What does the sER do? Involved in the production of lipids and steroids, lipid metabolism and drug detoxification.
What are cisternae? envelopes, in context of the ER and Golgi apparatus.
What is the Golgi apparatus and what does it do? It's a stack of 3-10 cisternae, which have a cis (convex) and trans (concave) face. It's the sorting and packaging section for the products of the rER. Secretory granules and lysosomes also arise from the Golgi apparatus.
What are cristae? The inner folded membrane in mitochondria.
What are lysosomes? Spherical, membrane-walled sacs containing digestive enzymes called acid hydrolases. Site of intracellular digestion, destroy worn out organelles and digest substances brought in by vesicles.
What are two diseases that are caused by the absence or underproduction of certain enzymes? Tay-sachs disease and Gaucher's
What are peroxisomes? A membrane-walled, enzyme containing sac. Oxidase converts free radicals to hydrogen peroxide which is then converted to oxygen and water by catalases.
What does catalase do? Breaks down poisons, such as alcohol, phenol, formaldehyde, and hydrogen peroxide (which is the product of oxidase neutralizing free radicals)
What organs contain a lot of peroxisomes? The liver and kidney
What are the 3 types of cytoskeleton? microfilaments, microtubules, and intermediate filaments
What are microtubules and where are they found? Cylindrical structures made of tubulin proteins. Microtubules radiate out from the centrosome region close to the nucleus.
What do microtubules do? The give the cell its shape and they organize the distribution and transport of various organelles within the cytoplasm.
What are microfilaments and what do they do? They are fine filaments of the contractile protein actin. Actin interacts with the protein myosin to generate contractile forces within the cell. It is involved with other types of cellular movements, such as amoeboid movements and extension of pseudopods
What are intermediate filaments and what do they do? They are tough, insoluble and stable protein fibers which act to resist tension placed on the cell.
What are centrosomes? A spherical structure in the cytoplasm near the nucleus. There is the matrix (an outer cloud of protein) and an inner pair of centrioles.

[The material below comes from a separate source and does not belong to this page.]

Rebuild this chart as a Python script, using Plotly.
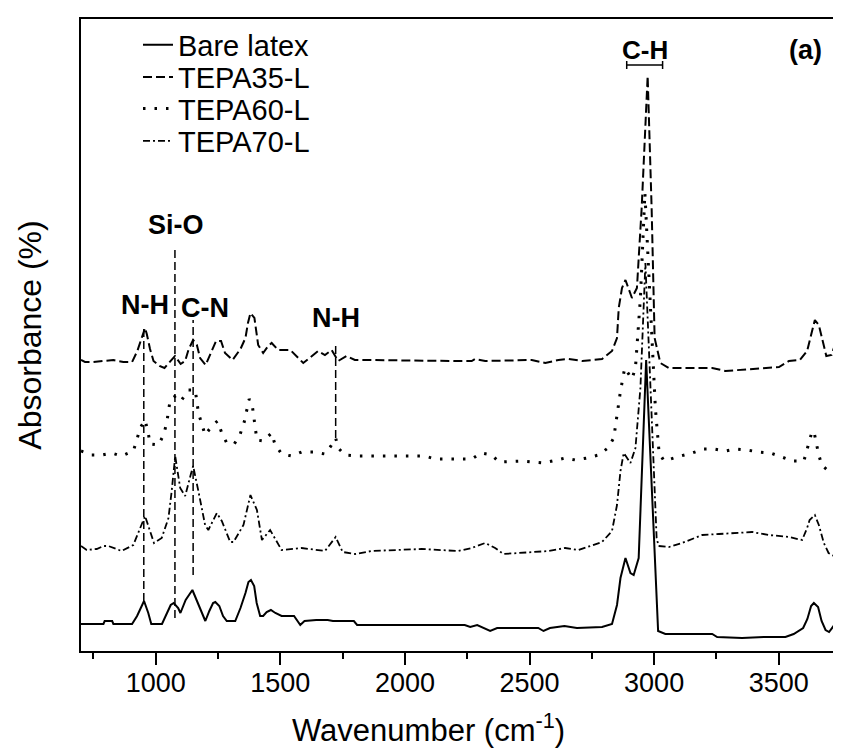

In centrosomes, what do the matrix proteins do? They are involved with the elongation of microtubules and mitotic spindle of microtubules radiates from it in the dividing cells.
What are centrioles? The core of centrosomes, they are paired cylindrical bodies perpendicular to each other. They are each made of nine bundles of 3 mivrotubules. They organize a microtubule network during mitosis to form the spindle and the asters.